Most are from poor rural families who are lured to cities by traffickers who promise good jobs, but then sell them into slavery as domestic workers, to work in small manufacturing units, farming or pushed into sexual slavery in brothels.

Figures from the National Crime Records Bureau also show that almost 15,000 children were victims of sexual violence such as rape, molestation and exploitation for pornography in 2015 – up 67 percent from the previous year.

But the figures are underestimates in socially conservative India, say activists, where fear of being blamed and shamed means victims often keep quiet and do not report abuses.

Nobel laureate and child rights activist Kailash Satyarthi led the recent month-long march across India to raise awareness of the problem.

Satyarthi, whose charity Bachpan Bachao Andolan (Save the Childhood Movement) has rescued over 80,000 enslaved children, launched his India-wide march or ‘Bharat Yatra’ from the nation’s southern-most tip on September 11.

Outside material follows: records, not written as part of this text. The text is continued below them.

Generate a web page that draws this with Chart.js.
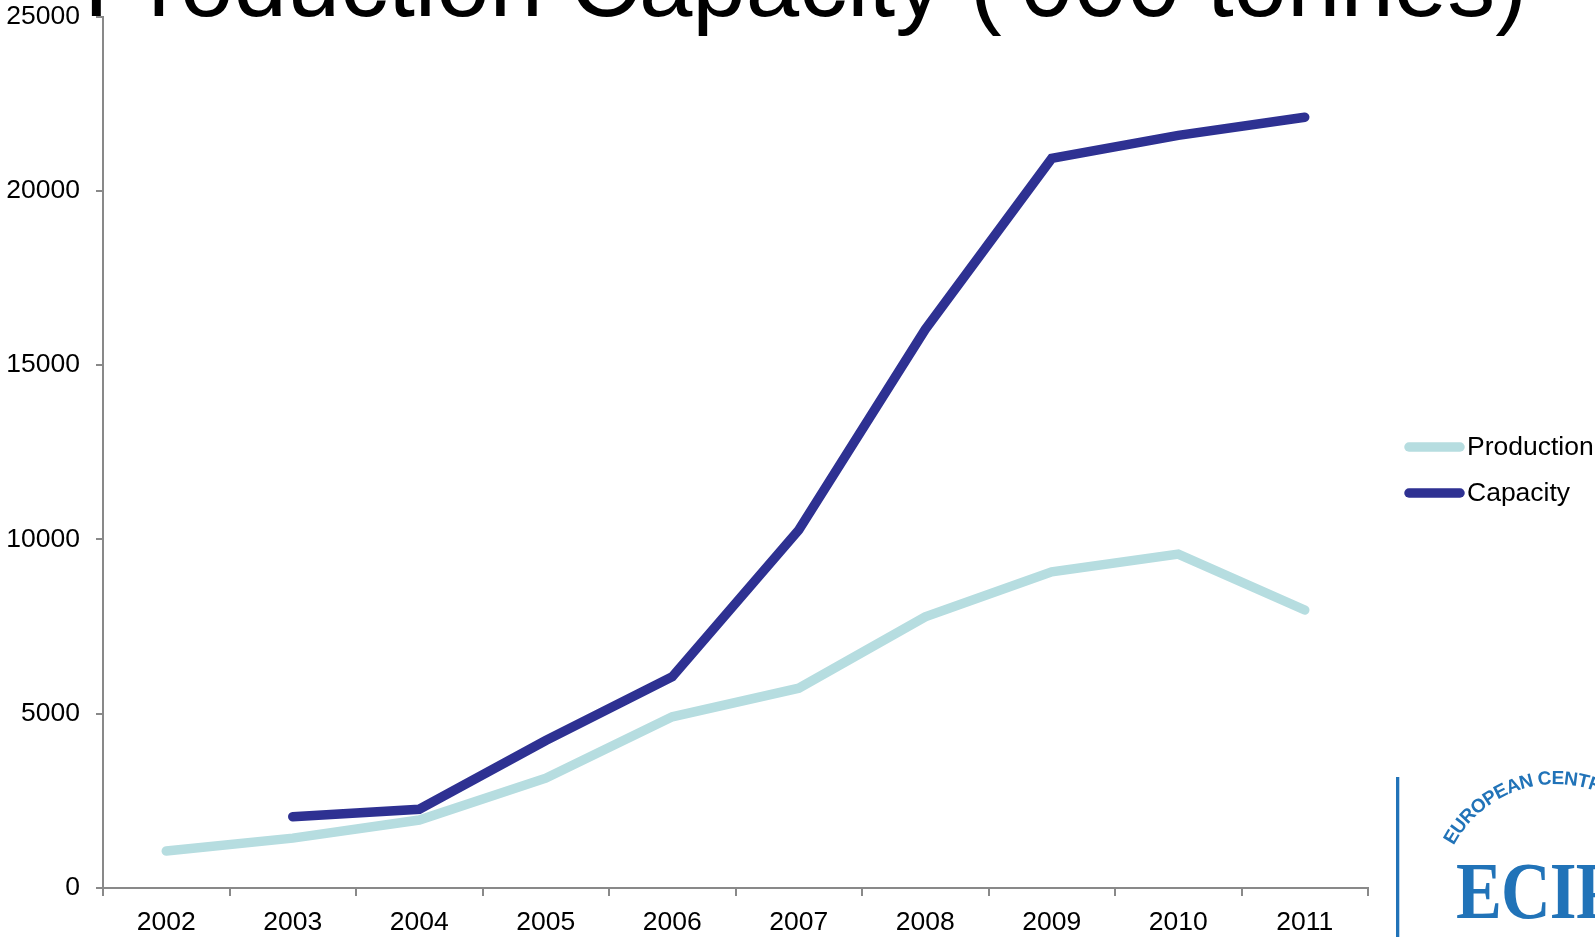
<!DOCTYPE html>
<html>
<head>
<meta charset="utf-8">
<script src="https://cdn.jsdelivr.net/npm/chart.js@4/dist/chart.umd.min.js"></script>
<style>
  html, body { margin: 0; padding: 0; background: #ffffff; overflow: hidden; }
  #wrap { position: relative; width: 1595px; height: 937px; }
  #chart { position: absolute; left: 0; top: 0; }
  #logo { position: absolute; left: 0; top: 0; width: 1595px; height: 937px; pointer-events: none; }
</style>
</head>
<body>
<div id="wrap">
  <canvas id="chart" width="1595" height="937"></canvas>
  <svg id="logo" width="1595" height="937" xmlns="http://www.w3.org/2000/svg">
    <defs>
      <path id="arc" d="M 1453.6 845.6 A 116 116 0 0 1 1670.2 879.9" fill="none"/>
    </defs>
    <rect x="1396" y="777" width="3.3" height="160" fill="#2173b8"/>
    <text font-family="'Liberation Sans', Arial, sans-serif" font-weight="bold" font-size="19" letter-spacing="-0.6" fill="#2173b8">
      <textPath href="#arc">EUROPEAN CENTRE FOR INTERNATIONAL POLITICAL ECONOMY</textPath>
    </text>
    <text x="0" y="0" transform="translate(1456 918) scale(0.86 1)" font-family="'Liberation Serif', 'Times New Roman', serif" font-weight="bold" font-size="80" letter-spacing="-1" fill="#2173b8">ECIPE</text>
  </svg>
</div>
<script>
// Categories and series ('000 tonnes)
const years = ['2002', '2003', '2004', '2005', '2006', '2007', '2008', '2009', '2010', '2011'];
const production = [1060, 1430, 1950, 3150, 4910, 5730, 7780, 9070, 9580, 7975];
const capacity = [null, 2045, 2260, 4230, 6060, 10270, 16020, 20930, 21590, 22110];
const seriesNames = ['Production', 'Capacity'];
const yTickValues = [0, 5000, 10000, 15000, 20000, 25000];

const titleText = "Production Capacity ('000 tonnes)";
const colProduction = '#b6dde0';
const colCapacity = '#2e3192';
const axisGrey = '#898989';
const FONT = "'Liberation Sans', Arial, Helvetica, sans-serif";
const LABEL_SIZE = 26.5;

// Big heading, sitting mostly above the top edge of the page
const titlePlugin = {
  id: 'bigTitle',
  afterDraw(chart) {
    const ctx = chart.ctx;
    ctx.save();
    ctx.fillStyle = '#000';
    ctx.font = '96px ' + FONT;
    ctx.textAlign = 'left';
    ctx.textBaseline = 'alphabetic';
    ctx.fillText(titleText, 84, 16);
    ctx.restore();
  }
};

// Legend on the right, one short thick line per series
const legendPlugin = {
  id: 'sideLegend',
  afterDraw(chart) {
    const ctx = chart.ctx;
    const rows = [447, 493];
    ctx.save();
    chart.data.datasets
      .slice()
      .sort((a, b) => seriesNames.indexOf(a.label) - seriesNames.indexOf(b.label))
      .forEach((ds, i) => {
        const y = rows[i];
        ctx.strokeStyle = ds.borderColor;
        ctx.lineWidth = ds.borderWidth;
        ctx.lineCap = 'round';
        ctx.beginPath();
        ctx.moveTo(1409, y);
        ctx.lineTo(1460, y);
        ctx.stroke();
        ctx.fillStyle = '#000';
        ctx.font = LABEL_SIZE + 'px ' + FONT;
        ctx.textBaseline = 'middle';
        ctx.textAlign = 'left';
        ctx.fillText(ds.label, 1467, y + 1);
      });
    ctx.restore();
  }
};

new Chart(document.getElementById('chart'), {
  type: 'line',
  data: {
    labels: years,
    datasets: [
      {
        label: seriesNames[0],
        data: production,
        borderColor: colProduction,
        backgroundColor: colProduction,
        borderWidth: 9.5,
        order: 1
      },
      {
        label: seriesNames[1],
        data: capacity,
        borderColor: colCapacity,
        backgroundColor: colCapacity,
        borderWidth: 9.5,
        order: 0
      }
    ]
  },
  options: {
    responsive: false,
    animation: false,
    devicePixelRatio: 1,
    layout: { padding: { top: 16.5, right: 227, left: 0, bottom: 0 } },
    elements: {
      point: { radius: 0, hoverRadius: 0 },
      line: { tension: 0, borderCapStyle: 'round', borderJoinStyle: 'miter', fill: false }
    },
    plugins: {
      legend: { display: false },
      title: { display: false },
      tooltip: { enabled: false }
    },
    scales: {
      x: {
        type: 'category',
        offset: true,
        grid: {
          display: true,
          drawOnChartArea: false,
          drawTicks: true,
          offset: true,
          tickLength: 8,
          color: axisGrey,
          lineWidth: 2
        },
        border: { display: true, color: axisGrey, width: 2 },
        ticks: {
          color: '#000',
          font: { family: FONT, size: LABEL_SIZE },
          padding: 11,
          maxRotation: 0,
          autoSkip: false
        },
        afterFit(scale) { scale.height = 49; }
      },
      y: {
        min: 0,
        max: 25000,
        afterBuildTicks(scale) { scale.ticks = yTickValues.map(v => ({ value: v })); },
        grid: {
          display: true,
          drawOnChartArea: false,
          drawTicks: true,
          tickLength: 7,
          color: axisGrey,
          lineWidth: 2
        },
        border: { display: true, color: axisGrey, width: 2 },
        ticks: {
          color: '#000',
          font: { family: FONT, size: LABEL_SIZE },
          padding: 16,
          callback: v => String(v)
        },
        afterFit(scale) {
          scale.width = 103;
          scale.paddingTop = 0;
          scale.paddingBottom = 0;
        }
      }
    }
  },
  plugins: [titlePlugin, legendPlugin]
});
</script>
</body>
</html>
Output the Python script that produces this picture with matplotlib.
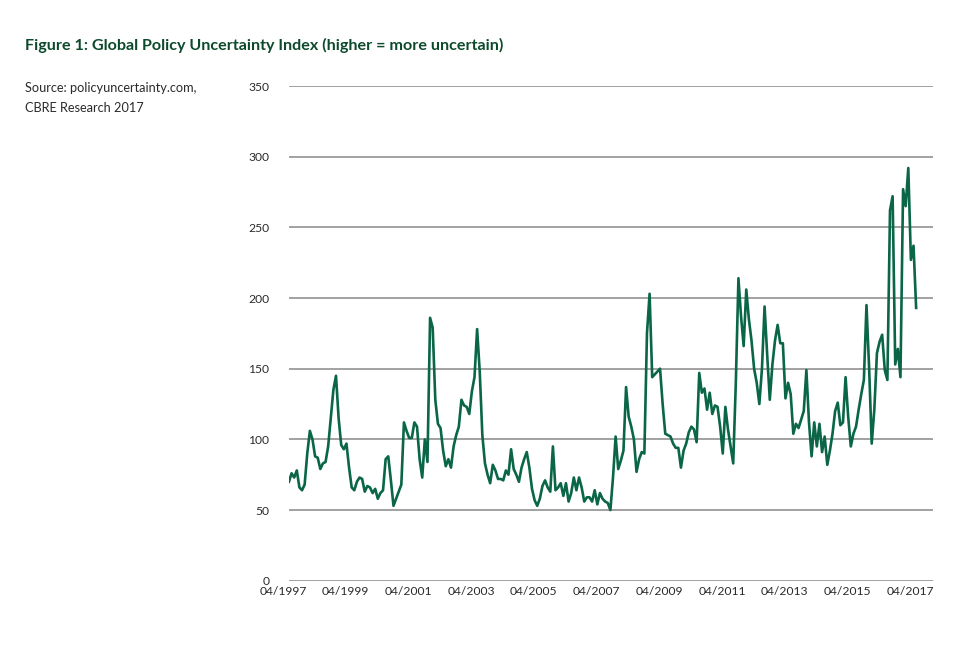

Over the last five weeks, participants travelled over 11,000 km (7,000) miles) across 22 of India’s 29 states. They held events in towns and villages, engaging politicians, judges, students, religious leaders and community members.

Over 60 million people across India took part – either by attending events such as plays and concerts or by voicing their support on social media over the last 35 days, say organisers.

The ‘Bharat Yatra’ also mobilised government officials and policy makers as well as Bollywood stars, they added.

Home Minister Rajnath Singh has promised to pass an anti-trafficking bill which has pending for over a year, chief ministers pledged to take steps to curb child abuse and the judiciary promised to set up children’s courts.

The campaign also saw Bollywood stars and singers such as Amitabh Bachchan, Anupam Kher, Dhanush, Latha Rajinikanth and Vivek Oberoi support the campaign and take a pledge to help end the buying, selling and sexual exploitation of minors.

Satyarthi told the Thomson Reuters Foundation the highlight of the march – which took him to Andhra Pradesh in the south to Jammu and Kashmir in the north – was seeing children speak out.

‘In one case, a girl who was being raped by her brother-in-law but could not tell anyone as she felt so ashamed, came onto the podium at an event and told everyone what happened to her. We need to keep breaking the silence,’ Satyarthi said.